Refugees trying to cross the Mediterranean to reach European shores have to be sent back or re-settled on islands, Austria’s Foreign Minister has said, adding that being rescued from a boat in distress should be “no ticket to Europe.”
Austrian Foreign Minister Sebastian Kurz told Die Presse newspaper in an interview on Saturday that Europe must take a tougher stance on refugees, arguing that the current migrant policy must be scrapped if the EU is to avoid being destroyed.
Refugees who are rescued from boats in the Mediterranean “must be returned immediately, ideally to their country of origin,” Kurz said, adding that he thought it could be possible to reach an agreement with Libya’s emerging government to stop refugees from leaving for the EU from the Libyan coast.
“If this kind of cooperation is not possible, then people have to be housed and cared for at an asylum center, most likely on an island. Their return and financial support must be organized there.”

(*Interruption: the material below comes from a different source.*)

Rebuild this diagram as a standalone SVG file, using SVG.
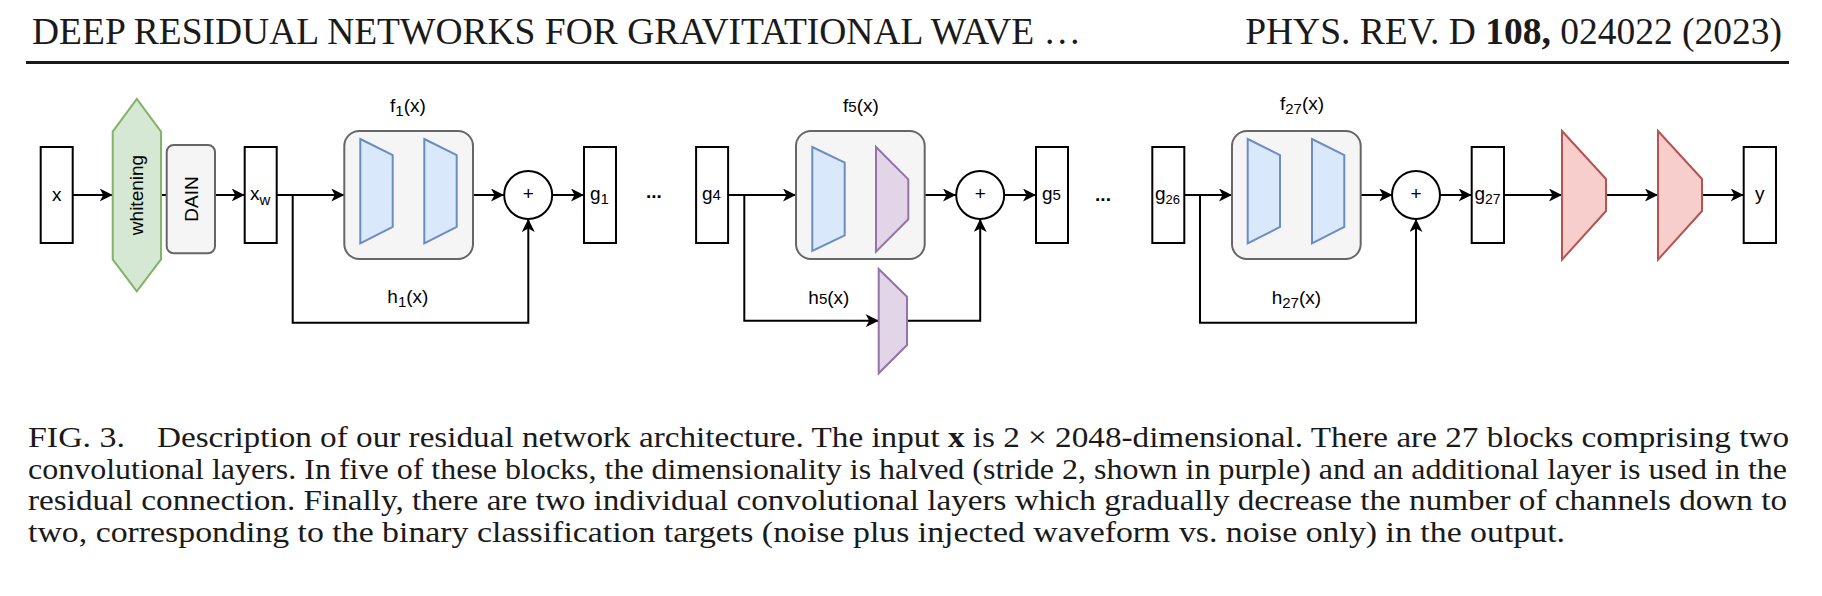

While this policy might sound tough, the concept of settling arriving migrants on remote islands before allowing them onto the mainland is not new. Throughout history, the US and Australia have made use of this scheme. Ellis Island, located in Upper New York Bay, served as the gateway for over 12 million immigrants arriving in the United States and was the nation’s busiest immigrant inspection station from 1892 until 1954.
Asked whether the Greek island of Lesbos could become the European “Ellis Island,” Kurz replied: “Whoever needs to stay on an island like Lesbos and has no chance of asylum being granted would be more willing to return [home] voluntarily, than someone who has moved into a flat in Vienna or Berlin.”
Kurz added that Europe’s refugee policy should be modeled after Australia’s. Between 2012 and 2013, a total of nearly 40,000 people came to Australia by boat. In response, the Australian Navy launched a controversial Border Patrol operation that returned migrants to their countries of origin or took them to immigration centers in the nearby countries of Nauru and Papua New Guinea.
Many of them still remain locked up there to this day, with no chance of applying for asylum in Australia.
“The EU should clearly state – whoever tries to get to Europe illegally, loses their right to asylum here. Second, we must make sure that rescue from distress has nothing to do with a ticket to Central Europe.”
The hardline refugee policy might be compensated for by providing “much more help locally,” Kurz claimed, while suggesting that a resettlement program could be another solution.
“We have already taken people under resettlement programs directly from Syria: women, the wounded, sick and weak people… Australia, Canada and the UK bring thousands of refugees directly from war zones; please do not take it as fiction.”
According to Kurz, “some politicians in Central Europe believe they can make the majority of European laws because they feel morally superior,” an apparent reference to German Chancellor Angela Merkel, who has repeatedly insisted that the migrant crisis is manageable.
“But you have to understand that, given the mood of the population, that taking countless refugees would be a tough challenge for many countries not only in Eastern Europe,” the Austrian minister asserted.
Media has reported that a growing number of refugees have been using sea lanes to get to Europe since the so-called Balkan route, a major passageway for migrants stretching between Turkey and Central Europe, was closed. According to the UN’s International Organization for Migration Refugee Agency (IOM), an estimated 206,000 people have already crossed the Mediterranean to reach European shores in 2016.